Der Umfang an Komfort- und Sicherheitsdetails im Aiways U5 ist angesichts des Kaufpreises konkurrenzlos. Aiways weiß, dass man sich auf dem schwierigen europäischen Markt keine Schwächen in Sachen Sicherheit erlauben darf und auch bei den elektronischen Assistenzsystemen auf dem letzten Stand sein muss – zumindest gegen Aufpreis. Die Basisversion Standard startet vor Förderung ab 35.993 Euro. Der von uns Testwagen in Premiumausstattung für 39.070 Euro verfügt zudem über Annehmlichkeiten wie LED-Scheinwerfer, Panoramadach, Regen- und Lichtsensor, automatisches Fernlicht, Parkassistenten, Rundumkameras, Sitzheizung, Verkehrszeichenerkennung, Notbremsfunktionen, Abstandstempomat und vieles mehr.

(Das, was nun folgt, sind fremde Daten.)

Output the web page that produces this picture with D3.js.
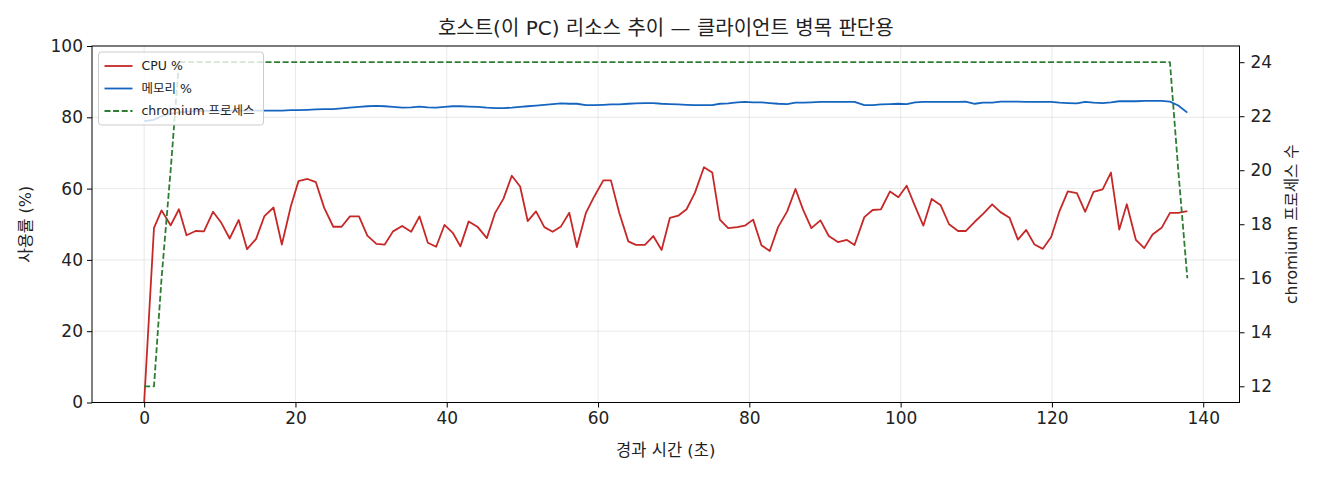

Verzichten müssen Käufer des U5 auf ein Head-up-Display und auch ein Handschuhfach haben sich die Chinesen einfach „gespart“. Auch eine Abblendfunktion beim Innenspiegel wurde schlichtweg vergessenoder nicht nötig erachtet. Beim fehlenden Navigationssystem ist der Workaround das Smartphone. Per App unter Android oder nativ direkt per Apple CarPlay. Immerhin trägt dies mit zu dem günstigen Kaufpreis bei.

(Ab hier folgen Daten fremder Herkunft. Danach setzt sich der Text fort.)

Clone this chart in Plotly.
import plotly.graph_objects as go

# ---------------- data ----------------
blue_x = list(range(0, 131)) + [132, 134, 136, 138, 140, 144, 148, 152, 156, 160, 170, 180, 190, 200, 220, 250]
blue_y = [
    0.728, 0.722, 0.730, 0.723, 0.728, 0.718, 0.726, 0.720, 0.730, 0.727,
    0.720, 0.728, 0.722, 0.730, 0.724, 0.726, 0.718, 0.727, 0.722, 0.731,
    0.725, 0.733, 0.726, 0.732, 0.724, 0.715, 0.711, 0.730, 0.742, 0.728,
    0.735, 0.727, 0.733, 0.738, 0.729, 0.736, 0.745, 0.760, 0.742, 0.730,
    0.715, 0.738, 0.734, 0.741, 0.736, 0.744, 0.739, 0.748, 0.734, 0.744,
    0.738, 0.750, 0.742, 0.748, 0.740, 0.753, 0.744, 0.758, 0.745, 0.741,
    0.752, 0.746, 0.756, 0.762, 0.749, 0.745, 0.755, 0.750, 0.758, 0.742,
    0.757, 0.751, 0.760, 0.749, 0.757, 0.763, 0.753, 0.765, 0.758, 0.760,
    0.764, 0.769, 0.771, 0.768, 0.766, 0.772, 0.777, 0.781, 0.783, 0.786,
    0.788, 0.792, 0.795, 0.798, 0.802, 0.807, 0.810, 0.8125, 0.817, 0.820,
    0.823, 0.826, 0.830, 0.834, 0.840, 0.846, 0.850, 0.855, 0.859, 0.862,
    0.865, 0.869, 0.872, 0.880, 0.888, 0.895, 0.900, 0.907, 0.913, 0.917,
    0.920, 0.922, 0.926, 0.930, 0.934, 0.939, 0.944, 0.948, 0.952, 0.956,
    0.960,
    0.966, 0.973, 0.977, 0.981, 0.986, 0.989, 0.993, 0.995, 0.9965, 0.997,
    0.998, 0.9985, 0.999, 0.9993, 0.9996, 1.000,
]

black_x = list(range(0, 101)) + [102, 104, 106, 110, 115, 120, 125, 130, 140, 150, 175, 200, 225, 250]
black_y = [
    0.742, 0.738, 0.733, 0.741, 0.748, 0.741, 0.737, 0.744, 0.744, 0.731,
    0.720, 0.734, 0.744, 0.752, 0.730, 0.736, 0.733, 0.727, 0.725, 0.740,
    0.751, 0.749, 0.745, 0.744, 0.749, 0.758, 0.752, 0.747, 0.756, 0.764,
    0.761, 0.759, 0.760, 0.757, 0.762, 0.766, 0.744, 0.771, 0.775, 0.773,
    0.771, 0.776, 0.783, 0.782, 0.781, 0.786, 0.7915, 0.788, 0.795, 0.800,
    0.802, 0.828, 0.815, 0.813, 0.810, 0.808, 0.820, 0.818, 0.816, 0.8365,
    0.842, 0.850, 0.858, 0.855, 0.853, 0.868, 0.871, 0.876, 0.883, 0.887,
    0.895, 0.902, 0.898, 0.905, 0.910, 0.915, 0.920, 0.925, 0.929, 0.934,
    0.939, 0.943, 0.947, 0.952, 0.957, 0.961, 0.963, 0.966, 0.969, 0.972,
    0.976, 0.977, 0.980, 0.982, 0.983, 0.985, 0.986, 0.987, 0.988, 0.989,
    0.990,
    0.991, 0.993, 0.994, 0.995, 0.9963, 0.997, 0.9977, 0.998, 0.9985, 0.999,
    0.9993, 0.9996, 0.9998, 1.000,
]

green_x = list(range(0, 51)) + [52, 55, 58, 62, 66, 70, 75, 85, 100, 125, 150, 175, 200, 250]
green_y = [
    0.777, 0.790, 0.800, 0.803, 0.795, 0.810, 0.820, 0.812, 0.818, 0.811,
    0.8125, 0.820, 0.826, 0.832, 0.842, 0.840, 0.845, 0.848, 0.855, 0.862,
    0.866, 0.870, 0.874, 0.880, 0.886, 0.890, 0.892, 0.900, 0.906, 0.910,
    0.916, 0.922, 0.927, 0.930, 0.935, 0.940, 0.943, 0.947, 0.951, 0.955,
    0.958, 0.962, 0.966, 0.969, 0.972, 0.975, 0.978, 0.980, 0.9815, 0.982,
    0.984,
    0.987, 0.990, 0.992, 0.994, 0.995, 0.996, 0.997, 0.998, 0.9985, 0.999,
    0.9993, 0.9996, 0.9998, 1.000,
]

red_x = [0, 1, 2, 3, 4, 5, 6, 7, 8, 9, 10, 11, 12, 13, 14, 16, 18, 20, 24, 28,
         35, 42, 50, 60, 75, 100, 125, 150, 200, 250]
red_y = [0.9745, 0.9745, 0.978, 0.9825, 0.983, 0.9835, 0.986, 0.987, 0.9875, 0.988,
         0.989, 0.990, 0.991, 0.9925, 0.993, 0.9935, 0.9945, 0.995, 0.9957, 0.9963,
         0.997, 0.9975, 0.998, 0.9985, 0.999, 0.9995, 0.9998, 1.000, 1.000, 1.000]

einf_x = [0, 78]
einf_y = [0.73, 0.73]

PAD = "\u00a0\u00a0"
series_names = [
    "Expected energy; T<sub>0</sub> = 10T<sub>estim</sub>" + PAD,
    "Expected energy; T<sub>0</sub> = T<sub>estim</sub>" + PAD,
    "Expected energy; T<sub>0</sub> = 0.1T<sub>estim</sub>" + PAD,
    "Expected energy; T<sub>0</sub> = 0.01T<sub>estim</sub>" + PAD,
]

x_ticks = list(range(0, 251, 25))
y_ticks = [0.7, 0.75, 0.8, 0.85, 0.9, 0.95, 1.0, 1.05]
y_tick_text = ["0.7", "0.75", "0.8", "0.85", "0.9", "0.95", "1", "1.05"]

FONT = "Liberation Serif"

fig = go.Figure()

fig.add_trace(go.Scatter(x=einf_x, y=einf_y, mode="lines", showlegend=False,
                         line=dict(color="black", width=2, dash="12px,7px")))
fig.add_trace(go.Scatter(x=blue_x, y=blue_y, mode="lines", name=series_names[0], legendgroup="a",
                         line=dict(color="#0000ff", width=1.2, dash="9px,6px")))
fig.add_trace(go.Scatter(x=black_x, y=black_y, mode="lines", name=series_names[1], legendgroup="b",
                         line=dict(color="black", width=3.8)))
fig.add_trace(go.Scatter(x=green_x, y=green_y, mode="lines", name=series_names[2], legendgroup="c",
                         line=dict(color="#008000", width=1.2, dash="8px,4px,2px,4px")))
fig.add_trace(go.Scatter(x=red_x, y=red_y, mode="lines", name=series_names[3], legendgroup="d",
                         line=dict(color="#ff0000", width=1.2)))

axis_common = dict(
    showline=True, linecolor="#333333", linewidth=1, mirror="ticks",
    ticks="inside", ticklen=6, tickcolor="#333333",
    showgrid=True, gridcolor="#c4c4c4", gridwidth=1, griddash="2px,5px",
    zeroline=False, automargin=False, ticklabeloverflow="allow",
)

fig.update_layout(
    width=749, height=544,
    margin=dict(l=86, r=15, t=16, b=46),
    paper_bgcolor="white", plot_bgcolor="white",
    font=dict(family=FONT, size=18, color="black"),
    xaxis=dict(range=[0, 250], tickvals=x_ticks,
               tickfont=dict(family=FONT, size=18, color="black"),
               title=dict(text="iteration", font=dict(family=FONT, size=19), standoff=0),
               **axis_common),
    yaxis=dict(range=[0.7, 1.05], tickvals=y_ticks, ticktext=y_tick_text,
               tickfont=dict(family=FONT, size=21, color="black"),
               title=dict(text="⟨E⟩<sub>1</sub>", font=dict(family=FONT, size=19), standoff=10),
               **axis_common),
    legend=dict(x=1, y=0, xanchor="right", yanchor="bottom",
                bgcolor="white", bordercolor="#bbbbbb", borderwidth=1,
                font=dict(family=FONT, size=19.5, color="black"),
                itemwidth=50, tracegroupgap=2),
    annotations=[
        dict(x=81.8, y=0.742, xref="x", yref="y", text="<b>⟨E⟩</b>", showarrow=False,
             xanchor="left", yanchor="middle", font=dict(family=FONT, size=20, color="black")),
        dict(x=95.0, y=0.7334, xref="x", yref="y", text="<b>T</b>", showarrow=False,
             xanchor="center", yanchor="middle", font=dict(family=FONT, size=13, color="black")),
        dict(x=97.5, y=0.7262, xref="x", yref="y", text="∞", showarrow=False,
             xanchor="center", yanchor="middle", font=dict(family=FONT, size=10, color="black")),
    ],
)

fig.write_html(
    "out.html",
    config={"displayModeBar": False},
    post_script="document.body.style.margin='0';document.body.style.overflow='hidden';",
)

Fazit: Überzeugendes BEV mit vielen Stärken und nur wenigen Schwächen
 

So viel Elektroauto für so wenig Geld gibt es bisher nirgends auf dem deutschen Markt. Die Stärken des Aiways U5 lassen sich aber nicht nur auf seinen Anschaffungspreis reduzieren. Der Elektro-Crossover ist ein BEV ohne gravierende Schwächen. Und die schwerwiegenste Schwäche der zu geringen AC-Ladeleistung aufgrund eines nur einphasigen Onboard-Laders wird mit dem Modelljahr 2022 (Bestellstart 15. April 2022) beseitigt. Punkten kann das komfortable China-SUV mit bequemen E-Sitzen unter einem riesigen Panorama-Glasdach, einem dreiteiligen und übersichtlich gestaltetem Digital-Cockpit sowie einem 12,3-Zoll-Touchscreen über der breiten (aber empfindlich hochglänzenden) Mittelkonsole. Auf der Rückbank herrschen als Dividende der Elektro-Architektur üppige Platzverhältnisse. Das Vertrauen von Aiways in die Zuverlässigkeit seiner Technik zeigt sich u.a. darüber, dass die erste Wartung (beim Partner A.T.U.) erst nach einer Laufleistung von 100.000 Kilometern fällig wird.